**Set problem:**
Write out the full listing exactly as given, minus the images.

**Available data:**
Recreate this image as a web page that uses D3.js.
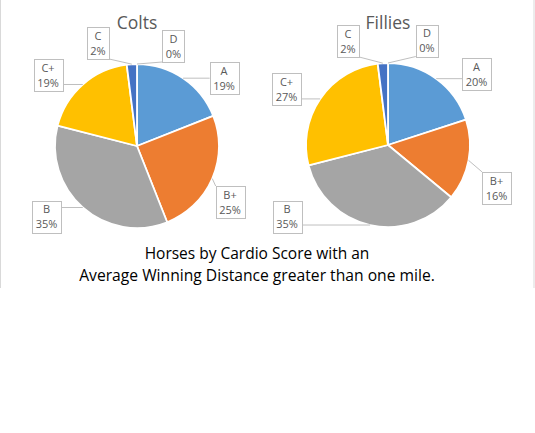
<!DOCTYPE html>
<html><head><meta charset="utf-8">
<script src="https://cdn.jsdelivr.net/npm/d3@7"></script>
<style>
html,body{margin:0;padding:0;background:#fff;}
svg{display:block;}
</style></head>
<body>
<svg id="chart" width="535" height="433"></svg>
<script>
// ---- data ----
const categories = ["A", "B+", "B", "C+", "C", "D"];
const coltsValues = [19, 25, 35, 19, 2, 0];
const filliesValues = [20, 16, 35, 27, 2, 0];
const chartTitles = ["Colts", "Fillies"];
const titleLines = ["Horses by Cardio Score with an", "Average Winning Distance greater than one mile."];

// ---- layout / style ----
const colors = ["#5B9BD5", "#ED7D31", "#A5A5A5", "#FFC000", "#4472C4", "#70AD47"];
const pies = [
  {values: coltsValues, title: chartTitles[0], cx: 137, cy: 146, r: 82,
   labelOffsets: [[87,-68],[93,56],[-90.5,70.5],[-89,-71],[-39,-103],[36.5,-100]]},
  {values: filliesValues, title: chartTitles[1], cx: 388, cy: 145, r: 82,
   labelOffsets: [[88.5,-71],[108.5,43],[-101,71.5],[-101.5,-56],[-40,-104],[39,-104.5]]}
];
const labelFont = "'Open Sans', 'Noto Sans', sans-serif";
const gray = "#595959";

const svg = d3.select("#chart");

// frame lines
svg.append("line").attr("x1",0.5).attr("x2",0.5).attr("y1",0).attr("y2",288).attr("stroke","#d9d9d9");
svg.append("line").attr("x1",534).attr("x2",534).attr("y1",0).attr("y2",288).attr("stroke","#d9d9d9");

const pieGen = d3.pie().sort(null).value(d => d);
const color = d3.scaleOrdinal().domain(categories).range(colors);

pies.forEach(p => {
  const g = svg.append("g").attr("transform", `translate(${p.cx},${p.cy})`);
  const arcs = pieGen(p.values);
  const arc = d3.arc().innerRadius(0).outerRadius(p.r);

  g.selectAll("path.slice").data(arcs).join("path")
    .attr("class","slice")
    .attr("d", arc)
    .attr("fill", (d,i) => color(categories[i]))
    .attr("stroke", "#fff")
    .attr("stroke-width", d => d.value > 0 ? 1.8 : 0)
    .attr("stroke-linejoin","round");

  // title
  svg.append("text")
    .attr("x", p.cx).attr("y", 29)
    .attr("text-anchor","middle")
    .attr("font-family", labelFont)
    .attr("font-size", 17.5)
    .attr("fill", gray)
    .text(p.title);

  // labels
  const total = d3.sum(p.values);
  arcs.forEach((d, i) => {
    const mid = (d.startAngle + d.endAngle) / 2;
    const ax = Math.sin(mid) * p.r, ay = -Math.cos(mid) * p.r;
    const [ox, oy] = p.labelOffsets[i];
    const pct = Math.round(d.value / total * 100) + "%";
    const lg = g.append("g");
    const t1 = lg.append("text").attr("x", ox).attr("y", oy - 3.5)
      .attr("text-anchor","middle").attr("font-family", labelFont)
      .attr("font-size", 11).attr("fill", gray).text(categories[i]);
    const t2 = lg.append("text").attr("x", ox).attr("y", oy + 11.5)
      .attr("text-anchor","middle").attr("font-family", labelFont)
      .attr("font-size", 11).attr("fill", gray).text(pct);
    const w = Math.max(t1.node().getComputedTextLength(), t2.node().getComputedTextLength()) + 7;
    const h = 32;
    const bx = ox - w/2, by = oy - h/2;
    const nx = Math.max(bx, Math.min(ax, bx + w));
    const ny = Math.max(by, Math.min(ay, by + h));
    lg.insert("line", "text")
      .attr("x1", ax).attr("y1", ay).attr("x2", nx).attr("y2", ny)
      .attr("stroke", "#bfbfbf").attr("stroke-width", 1);
    lg.insert("rect", "text")
      .attr("x", Math.round(bx)+0.5).attr("y", Math.round(by)+0.5)
      .attr("width", Math.round(w)).attr("height", h)
      .attr("fill", "#fff").attr("stroke", "#bfbfbf").attr("stroke-width", 1);
  });
});

// bottom title
const titleFont = "'Open Sans', 'Noto Sans', sans-serif";
const tl = svg.append("g");
const baselines = [259, 281];
const targetW = [225, 356];
titleLines.forEach((s, i) => {
  const t = tl.append("text").attr("x", 257).attr("y", baselines[i])
    .attr("text-anchor","middle").attr("font-family", titleFont)
    .attr("font-size", 16).attr("fill", "#000").text(s);
  const len = t.node().getComputedTextLength();
  t.attr("font-size", 16 * targetW[i] / len);
});
</script>
</body></html>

**Task response:**
Recreate this image as a web page that uses D3.js.
<!DOCTYPE html>
<html><head><meta charset="utf-8">
<script src="https://cdn.jsdelivr.net/npm/d3@7"></script>
<style>
html,body{margin:0;padding:0;background:#fff;}
svg{display:block;}
</style></head>
<body>
<svg id="chart" width="535" height="433"></svg>
<script>
// ---- data ----
const categories = ["A", "B+", "B", "C+", "C", "D"];
const coltsValues = [19, 25, 35, 19, 2, 0];
const filliesValues = [20, 16, 35, 27, 2, 0];
const chartTitles = ["Colts", "Fillies"];
const titleLines = ["Horses by Cardio Score with an", "Average Winning Distance greater than one mile."];

// ---- layout / style ----
const colors = ["#5B9BD5", "#ED7D31", "#A5A5A5", "#FFC000", "#4472C4", "#70AD47"];
const pies = [
  {values: coltsValues, title: chartTitles[0], cx: 137, cy: 146, r: 82,
   labelOffsets: [[87,-68],[93,56],[-90.5,70.5],[-89,-71],[-39,-103],[36.5,-100]]},
  {values: filliesValues, title: chartTitles[1], cx: 388, cy: 145, r: 82,
   labelOffsets: [[88.5,-71],[108.5,43],[-101,71.5],[-101.5,-56],[-40,-104],[39,-104.5]]}
];
const labelFont = "'Open Sans', 'Noto Sans', sans-serif";
const gray = "#595959";

const svg = d3.select("#chart");

// frame lines
svg.append("line").attr("x1",0.5).attr("x2",0.5).attr("y1",0).attr("y2",288).attr("stroke","#d9d9d9");
svg.append("line").attr("x1",534).attr("x2",534).attr("y1",0).attr("y2",288).attr("stroke","#d9d9d9");

const pieGen = d3.pie().sort(null).value(d => d);
const color = d3.scaleOrdinal().domain(categories).range(colors);

pies.forEach(p => {
  const g = svg.append("g").attr("transform", `translate(${p.cx},${p.cy})`);
  const arcs = pieGen(p.values);
  const arc = d3.arc().innerRadius(0).outerRadius(p.r);

  g.selectAll("path.slice").data(arcs).join("path")
    .attr("class","slice")
    .attr("d", arc)
    .attr("fill", (d,i) => color(categories[i]))
    .attr("stroke", "#fff")
    .attr("stroke-width", d => d.value > 0 ? 1.8 : 0)
    .attr("stroke-linejoin","round");

  // title
  svg.append("text")
    .attr("x", p.cx).attr("y", 29)
    .attr("text-anchor","middle")
    .attr("font-family", labelFont)
    .attr("font-size", 17.5)
    .attr("fill", gray)
    .text(p.title);

  // labels
  const total = d3.sum(p.values);
  arcs.forEach((d, i) => {
    const mid = (d.startAngle + d.endAngle) / 2;
    const ax = Math.sin(mid) * p.r, ay = -Math.cos(mid) * p.r;
    const [ox, oy] = p.labelOffsets[i];
    const pct = Math.round(d.value / total * 100) + "%";
    const lg = g.append("g");
    const t1 = lg.append("text").attr("x", ox).attr("y", oy - 3.5)
      .attr("text-anchor","middle").attr("font-family", labelFont)
      .attr("font-size", 11).attr("fill", gray).text(categories[i]);
    const t2 = lg.append("text").attr("x", ox).attr("y", oy + 11.5)
      .attr("text-anchor","middle").attr("font-family", labelFont)
      .attr("font-size", 11).attr("fill", gray).text(pct);
    const w = Math.max(t1.node().getComputedTextLength(), t2.node().getComputedTextLength()) + 7;
    const h = 32;
    const bx = ox - w/2, by = oy - h/2;
    const nx = Math.max(bx, Math.min(ax, bx + w));
    const ny = Math.max(by, Math.min(ay, by + h));
    lg.insert("line", "text")
      .attr("x1", ax).attr("y1", ay).attr("x2", nx).attr("y2", ny)
      .attr("stroke", "#bfbfbf").attr("stroke-width", 1);
    lg.insert("rect", "text")
      .attr("x", Math.round(bx)+0.5).attr("y", Math.round(by)+0.5)
      .attr("width", Math.round(w)).attr("height", h)
      .attr("fill", "#fff").attr("stroke", "#bfbfbf").attr("stroke-width", 1);
  });
});

// bottom title
const titleFont = "'Open Sans', 'Noto Sans', sans-serif";
const tl = svg.append("g");
const baselines = [259, 281];
const targetW = [225, 356];
titleLines.forEach((s, i) => {
  const t = tl.append("text").attr("x", 257).attr("y", baselines[i])
    .attr("text-anchor","middle").attr("font-family", titleFont)
    .attr("font-size", 16).attr("fill", "#000").text(s);
  const len = t.node().getComputedTextLength();
  t.attr("font-size", 16 * targetW[i] / len);
});
</script>
</body></html>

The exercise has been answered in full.